## Written problem
Without including any pictures, write out the listing below exactly.

## Collected data
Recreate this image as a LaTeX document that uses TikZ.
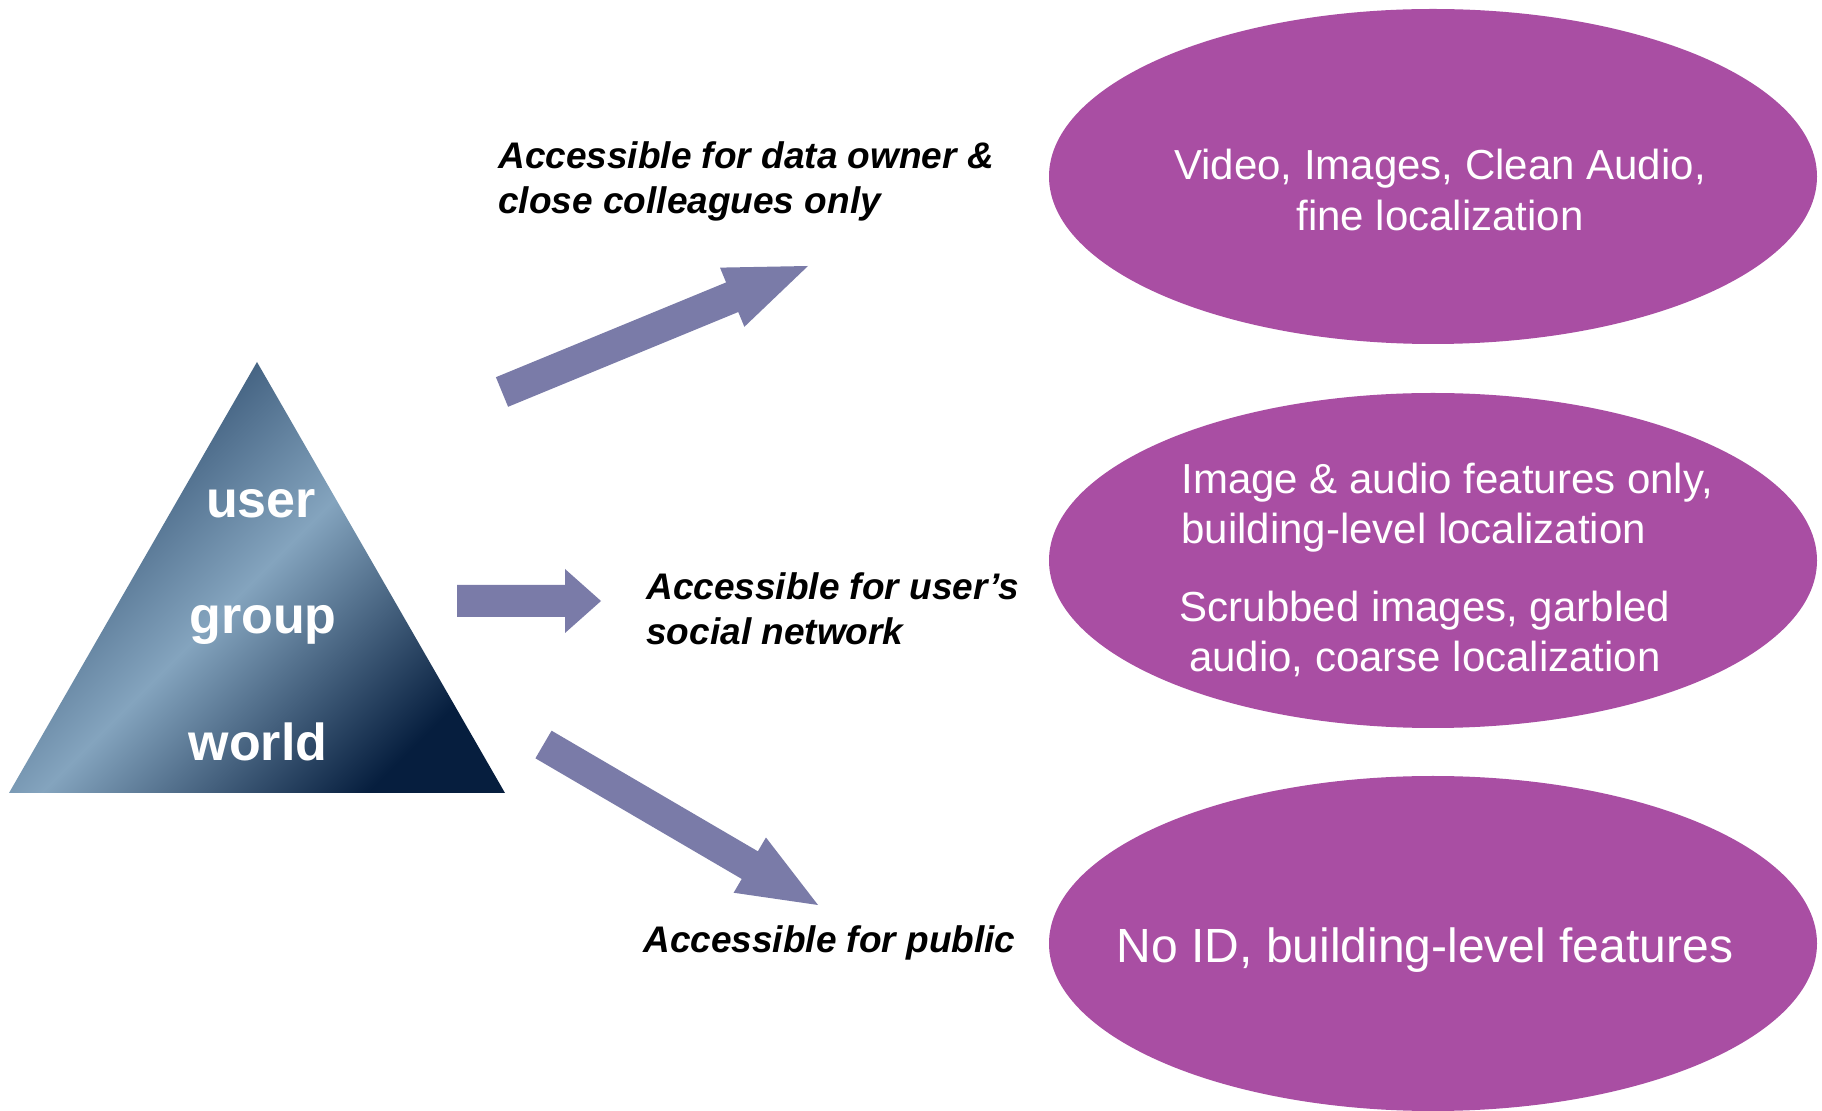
\documentclass[tikz,border=0pt]{standalone}
\usepackage{fontspec}
\setmainfont{Liberation Sans}
\usetikzlibrary{shapes.geometric,calc}
\definecolor{arrowc}{RGB}{122,123,168}
\definecolor{ellc}{RGB}{169,78,163}
\definecolor{navyc}{RGB}{6,30,62}
\definecolor{slatec}{RGB}{38,68,102}
\definecolor{steelc}{RGB}{132,164,190}
% #1 tail, #2 tip, #3 half shaft width, #4 half head width, #5 head length
\newcommand\blockarrow[5]{%
  \coordinate (hb) at ($(#2)!#5!(#1)$);
  \fill[arrowc] ($(#1)!#3!-90:(#2)$) -- ($(hb)!#3!90:(#1)$) -- ($(hb)!#4!90:(#1)$) -- (#2)
    -- ($(hb)!#4!-90:(#1)$) -- ($(hb)!#3!-90:(#1)$) -- ($(#1)!#3!90:(#2)$) -- cycle;}
\begin{document}
\begin{tikzpicture}[x=0.5pt,y=-0.5pt,
  ell/.style={ellipse, fill=ellc, minimum width=384pt, minimum height=167.5pt, inner sep=0pt},
  lbl/.style={font=\fontsize{18.5pt}{22pt}\selectfont\bfseries\itshape, anchor=base west, inner sep=0pt},
  etxt/.style={text=white, font=\fontsize{21pt}{25pt}\selectfont, inner sep=0pt, anchor=base},
  etxtl/.style={etxt, anchor=base west},
  tritxt/.style={text=white, font=\fontsize{26pt}{30pt}\selectfont\bfseries, anchor=base, inner sep=0pt}]
\fill[white] (0,0) rectangle (1822,1111);
\useasboundingbox (0,0) rectangle (1822,1111);

% triangle
\shade[left color=slatec, right color=navyc, middle color=steelc, shading angle=45]
  (257,362) -- (505,793) -- (9,793) -- cycle;
\node[tritxt] (tuser) at (261,518) {user};
\node[tritxt] (tgroup) at (263,634) {group};
\node[tritxt] (tworld) at (258,761) {world};

% ellipses
\node[ell] (e1) at (1433,176.5) {};
\node[ell] (e2) at (1433,560.5) {};
\node[ell] (e3) at (1433,943.5) {};

\node[etxt] (e1a) at (1440,180) {Video, Images, Clean Audio,};
\node[etxt] (e1b) at (1440,231) {fine localization};
\node[etxtl] (e2a) at (1181,494) {Image \& audio features only,};
\node[etxtl] (e2b) at (1181,544) {building-level localization};
\node[etxt] (e2c) at (1425,622) {Scrubbed images, garbled};
\node[etxt] (e2d) at (1425,672) {audio, coarse localization};
\node[etxt, font=\fontsize{24pt}{28pt}\selectfont] (e3a) at (1425,963) {No ID, building-level features};

% labels
\node[lbl] (l1a) at (498,169) {Accessible for data owner \&};
\node[lbl] (l1b) at (498,214) {close colleagues only};
\node[lbl] (l2a) at (646,600) {Accessible for user’s};
\node[lbl] (l2b) at (646,645) {social network};
\node[lbl] (l3a) at (643,953) {Accessible for public};

% arrows
\coordinate (a1t) at (502,392);
\coordinate (a1p) at (808,266);
\coordinate (a2t) at (457,601);
\coordinate (a2p) at (601,601);
\coordinate (a3t) at (543.5,744.5);
\coordinate (a3p) at (818,905);
\blockarrow{a1t}{a1p}{8pt}{16pt}{41pt}
\blockarrow{a2t}{a2p}{8pt}{16pt}{18pt}
\blockarrow{a3t}{a3p}{8pt}{16pt}{39.5pt}
\end{tikzpicture}
\end{document}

## Output of the task
Recreate this image as a LaTeX document that uses TikZ.
\documentclass[tikz,border=0pt]{standalone}
\usepackage{fontspec}
\setmainfont{Liberation Sans}
\usetikzlibrary{shapes.geometric,calc}
\definecolor{arrowc}{RGB}{122,123,168}
\definecolor{ellc}{RGB}{169,78,163}
\definecolor{navyc}{RGB}{6,30,62}
\definecolor{slatec}{RGB}{38,68,102}
\definecolor{steelc}{RGB}{132,164,190}
% #1 tail, #2 tip, #3 half shaft width, #4 half head width, #5 head length
\newcommand\blockarrow[5]{%
  \coordinate (hb) at ($(#2)!#5!(#1)$);
  \fill[arrowc] ($(#1)!#3!-90:(#2)$) -- ($(hb)!#3!90:(#1)$) -- ($(hb)!#4!90:(#1)$) -- (#2)
    -- ($(hb)!#4!-90:(#1)$) -- ($(hb)!#3!-90:(#1)$) -- ($(#1)!#3!90:(#2)$) -- cycle;}
\begin{document}
\begin{tikzpicture}[x=0.5pt,y=-0.5pt,
  ell/.style={ellipse, fill=ellc, minimum width=384pt, minimum height=167.5pt, inner sep=0pt},
  lbl/.style={font=\fontsize{18.5pt}{22pt}\selectfont\bfseries\itshape, anchor=base west, inner sep=0pt},
  etxt/.style={text=white, font=\fontsize{21pt}{25pt}\selectfont, inner sep=0pt, anchor=base},
  etxtl/.style={etxt, anchor=base west},
  tritxt/.style={text=white, font=\fontsize{26pt}{30pt}\selectfont\bfseries, anchor=base, inner sep=0pt}]
\fill[white] (0,0) rectangle (1822,1111);
\useasboundingbox (0,0) rectangle (1822,1111);

% triangle
\shade[left color=slatec, right color=navyc, middle color=steelc, shading angle=45]
  (257,362) -- (505,793) -- (9,793) -- cycle;
\node[tritxt] (tuser) at (261,518) {user};
\node[tritxt] (tgroup) at (263,634) {group};
\node[tritxt] (tworld) at (258,761) {world};

% ellipses
\node[ell] (e1) at (1433,176.5) {};
\node[ell] (e2) at (1433,560.5) {};
\node[ell] (e3) at (1433,943.5) {};

\node[etxt] (e1a) at (1440,180) {Video, Images, Clean Audio,};
\node[etxt] (e1b) at (1440,231) {fine localization};
\node[etxtl] (e2a) at (1181,494) {Image \& audio features only,};
\node[etxtl] (e2b) at (1181,544) {building-level localization};
\node[etxt] (e2c) at (1425,622) {Scrubbed images, garbled};
\node[etxt] (e2d) at (1425,672) {audio, coarse localization};
\node[etxt, font=\fontsize{24pt}{28pt}\selectfont] (e3a) at (1425,963) {No ID, building-level features};

% labels
\node[lbl] (l1a) at (498,169) {Accessible for data owner \&};
\node[lbl] (l1b) at (498,214) {close colleagues only};
\node[lbl] (l2a) at (646,600) {Accessible for user’s};
\node[lbl] (l2b) at (646,645) {social network};
\node[lbl] (l3a) at (643,953) {Accessible for public};

% arrows
\coordinate (a1t) at (502,392);
\coordinate (a1p) at (808,266);
\coordinate (a2t) at (457,601);
\coordinate (a2p) at (601,601);
\coordinate (a3t) at (543.5,744.5);
\coordinate (a3p) at (818,905);
\blockarrow{a1t}{a1p}{8pt}{16pt}{41pt}
\blockarrow{a2t}{a2p}{8pt}{16pt}{18pt}
\blockarrow{a3t}{a3p}{8pt}{16pt}{39.5pt}
\end{tikzpicture}
\end{document}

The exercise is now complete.